# Start of Material provided

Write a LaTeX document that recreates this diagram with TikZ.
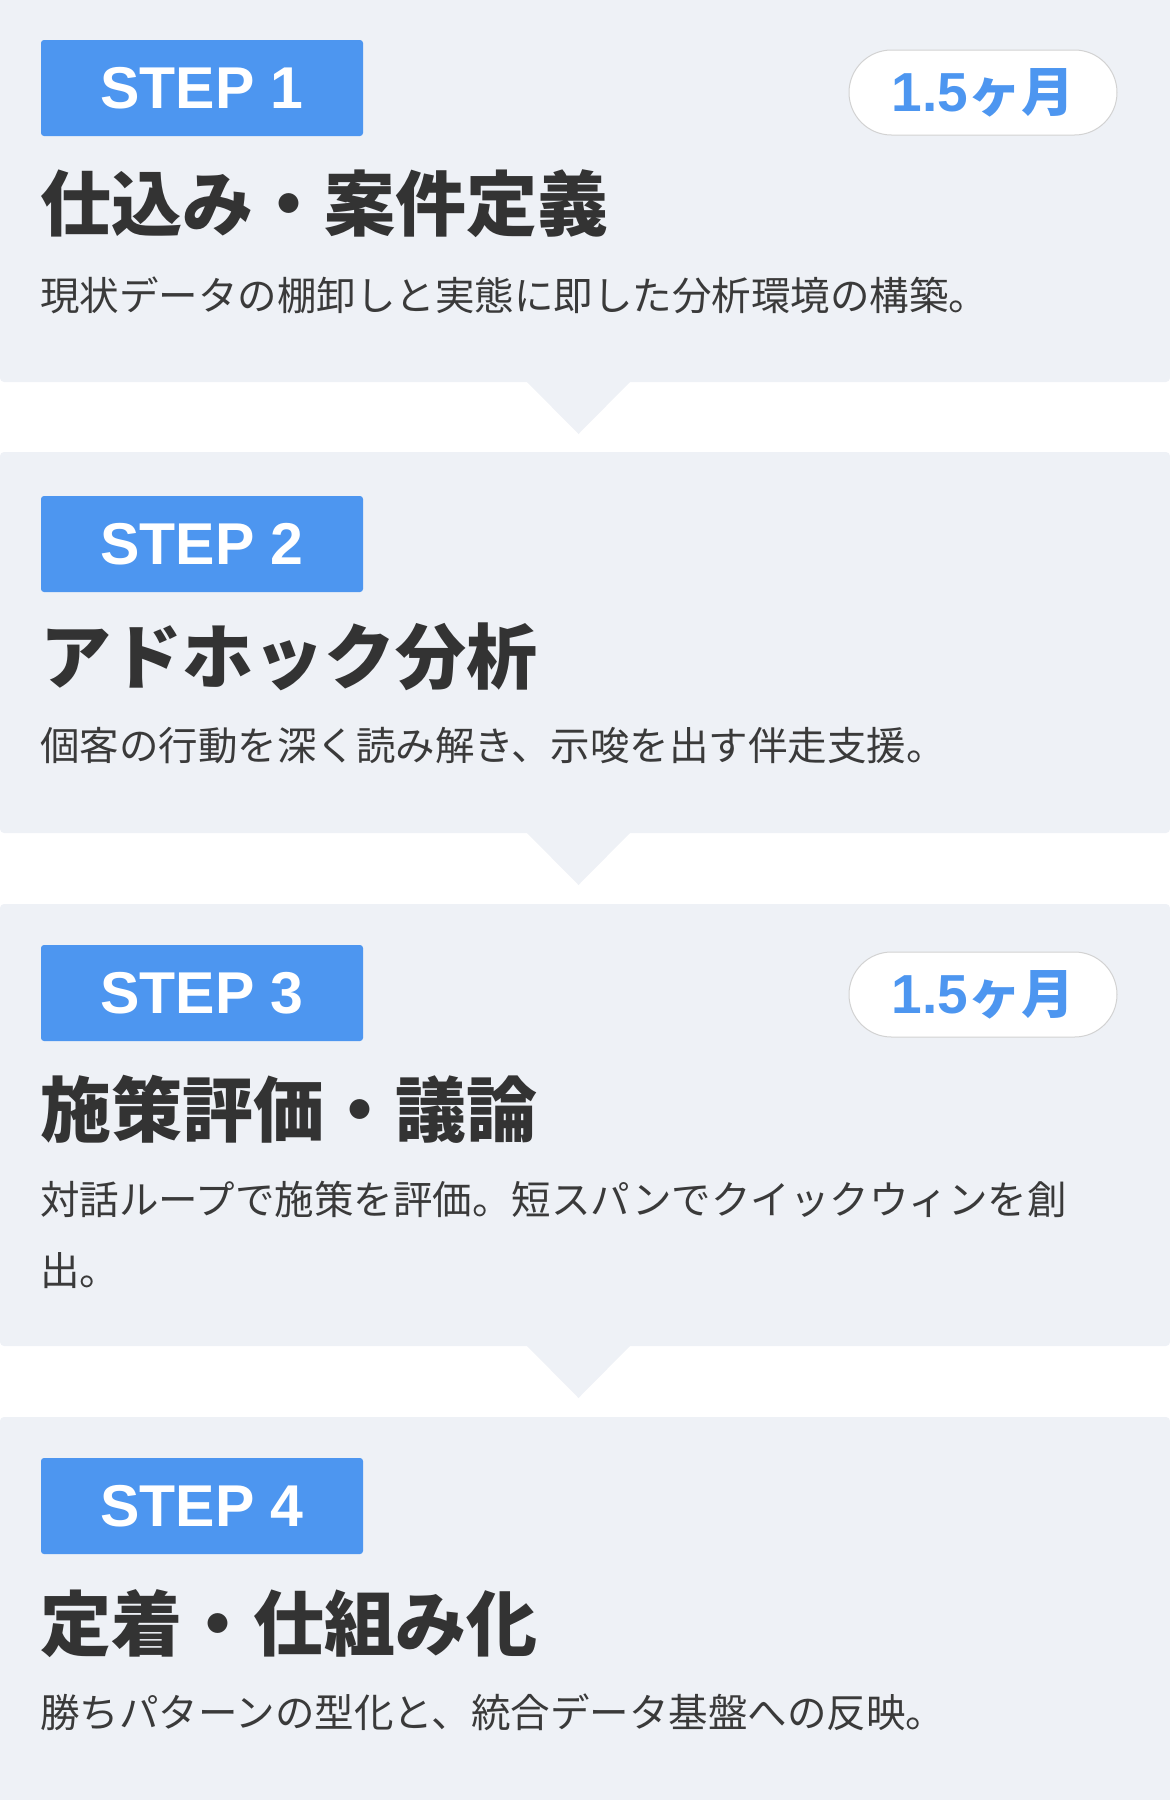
\documentclass[tikz,border=0pt]{standalone}
\usepackage{fontspec}
\usepackage{tikz}
\usetikzlibrary{positioning}
\newfontfamily\jpfont{Noto Sans CJK JP}
\newfontfamily\latinfont{Liberation Sans}
\definecolor{panelbg}{HTML}{EEF1F6}
\definecolor{stepblue}{HTML}{4D96F0}
\definecolor{titlegray}{HTML}{333333}
\definecolor{descgray}{HTML}{3A3A3A}
\definecolor{pillgray}{HTML}{D2D2D2}
\newcommand\stepfont{\latinfont\bfseries\fontsize{59pt}{59pt}\selectfont}
\newcommand\titlefont{\jpfont\bfseries\fontsize{71pt}{71pt}\selectfont}
\newcommand\descfont{\jpfont\fontsize{39.5pt}{71pt}\selectfont}
\newcommand\durtext{{\latinfont\bfseries\fontsize{55pt}{55pt}\selectfont 1.5}{\jpfont\bfseries\fontsize{53pt}{53pt}\selectfont ヶ月}}

\begin{document}
\begin{tikzpicture}[x=1pt,y=-1pt,
  panel/.style={fill=panelbg,rounded corners=4pt},
  stepbox/.style={fill=stepblue,text=white,minimum width=322pt,minimum height=96pt,rounded corners=3pt,inner sep=0pt,font=\stepfont},
  durpill/.style={draw=pillgray,line width=1pt,fill=white,text=stepblue,minimum width=268pt,minimum height=85pt,rounded corners=42.5pt,inner sep=0pt},
  steptitle/.style={anchor=base west,inner sep=0pt,text=titlegray,font=\titlefont},
  stepdesc/.style={anchor=base west,inner sep=0pt,text=descgray,font=\descfont,align=left}]
  \useasboundingbox (0,0) rectangle (1170,1800);

  \fill [panel] (0,-10) rectangle (1170,382);
  \fill [panelbg] (526,381) -- (578.5,434) -- (631,381) -- cycle;
  \fill [panel] (0,452) rectangle (1170,833);
  \fill [panelbg] (526,832) -- (578.5,885) -- (631,832) -- cycle;
  \fill [panel] (0,904) rectangle (1170,1346);
  \fill [panelbg] (526,1345) -- (578.5,1398) -- (631,1345) -- cycle;
  \fill [panel] (0,1417) rectangle (1170,1810);

  \node [stepbox]   (step1)  at (202,88)     {STEP 1};
  \node [durpill]   (dur1)   at (983,92.5)   {\durtext};
  \node [steptitle] (title1) at (40,230)     {仕込み・案件定義};
  \node [stepdesc]  (desc1)  at (40,310)     {現状データの棚卸しと実態に即した分析環境の構築。};

  \node [stepbox]   (step2)  at (202,544)    {STEP 2};
  \node [steptitle] (title2) at (40,683)     {アドホック分析};
  \node [stepdesc]  (desc2)  at (40,760)     {個客の行動を深く読み解き、示唆を出す伴走支援。};

  \node [stepbox]   (step3)  at (202,993)    {STEP 3};
  \node [durpill]   (dur3)   at (983,994.5)  {\durtext};
  \node [steptitle] (title3) at (40,1136)    {施策評価・議論};
  \node [stepdesc]  (desc3)  at (40,1285)    {対話ループで施策を評価。短スパンでクイックウィンを創\\出。};

  \node [stepbox]   (step4)  at (202,1506)   {STEP 4};
  \node [steptitle] (title4) at (40,1650)    {定着・仕組み化};
  \node [stepdesc]  (desc4)  at (40,1727)    {勝ちパターンの型化と、統合データ基盤への反映。};
\end{tikzpicture}
\end{document}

# End of Material provided

Problem details: Repeat the material above in full and exactly, omitting the pictures.

Complete response:
Write a LaTeX document that recreates this diagram with TikZ.
\documentclass[tikz,border=0pt]{standalone}
\usepackage{fontspec}
\usepackage{tikz}
\usetikzlibrary{positioning}
\newfontfamily\jpfont{Noto Sans CJK JP}
\newfontfamily\latinfont{Liberation Sans}
\definecolor{panelbg}{HTML}{EEF1F6}
\definecolor{stepblue}{HTML}{4D96F0}
\definecolor{titlegray}{HTML}{333333}
\definecolor{descgray}{HTML}{3A3A3A}
\definecolor{pillgray}{HTML}{D2D2D2}
\newcommand\stepfont{\latinfont\bfseries\fontsize{59pt}{59pt}\selectfont}
\newcommand\titlefont{\jpfont\bfseries\fontsize{71pt}{71pt}\selectfont}
\newcommand\descfont{\jpfont\fontsize{39.5pt}{71pt}\selectfont}
\newcommand\durtext{{\latinfont\bfseries\fontsize{55pt}{55pt}\selectfont 1.5}{\jpfont\bfseries\fontsize{53pt}{53pt}\selectfont ヶ月}}

\begin{document}
\begin{tikzpicture}[x=1pt,y=-1pt,
  panel/.style={fill=panelbg,rounded corners=4pt},
  stepbox/.style={fill=stepblue,text=white,minimum width=322pt,minimum height=96pt,rounded corners=3pt,inner sep=0pt,font=\stepfont},
  durpill/.style={draw=pillgray,line width=1pt,fill=white,text=stepblue,minimum width=268pt,minimum height=85pt,rounded corners=42.5pt,inner sep=0pt},
  steptitle/.style={anchor=base west,inner sep=0pt,text=titlegray,font=\titlefont},
  stepdesc/.style={anchor=base west,inner sep=0pt,text=descgray,font=\descfont,align=left}]
  \useasboundingbox (0,0) rectangle (1170,1800);

  \fill [panel] (0,-10) rectangle (1170,382);
  \fill [panelbg] (526,381) -- (578.5,434) -- (631,381) -- cycle;
  \fill [panel] (0,452) rectangle (1170,833);
  \fill [panelbg] (526,832) -- (578.5,885) -- (631,832) -- cycle;
  \fill [panel] (0,904) rectangle (1170,1346);
  \fill [panelbg] (526,1345) -- (578.5,1398) -- (631,1345) -- cycle;
  \fill [panel] (0,1417) rectangle (1170,1810);

  \node [stepbox]   (step1)  at (202,88)     {STEP 1};
  \node [durpill]   (dur1)   at (983,92.5)   {\durtext};
  \node [steptitle] (title1) at (40,230)     {仕込み・案件定義};
  \node [stepdesc]  (desc1)  at (40,310)     {現状データの棚卸しと実態に即した分析環境の構築。};

  \node [stepbox]   (step2)  at (202,544)    {STEP 2};
  \node [steptitle] (title2) at (40,683)     {アドホック分析};
  \node [stepdesc]  (desc2)  at (40,760)     {個客の行動を深く読み解き、示唆を出す伴走支援。};

  \node [stepbox]   (step3)  at (202,993)    {STEP 3};
  \node [durpill]   (dur3)   at (983,994.5)  {\durtext};
  \node [steptitle] (title3) at (40,1136)    {施策評価・議論};
  \node [stepdesc]  (desc3)  at (40,1285)    {対話ループで施策を評価。短スパンでクイックウィンを創\\出。};

  \node [stepbox]   (step4)  at (202,1506)   {STEP 4};
  \node [steptitle] (title4) at (40,1650)    {定着・仕組み化};
  \node [stepdesc]  (desc4)  at (40,1727)    {勝ちパターンの型化と、統合データ基盤への反映。};
\end{tikzpicture}
\end{document}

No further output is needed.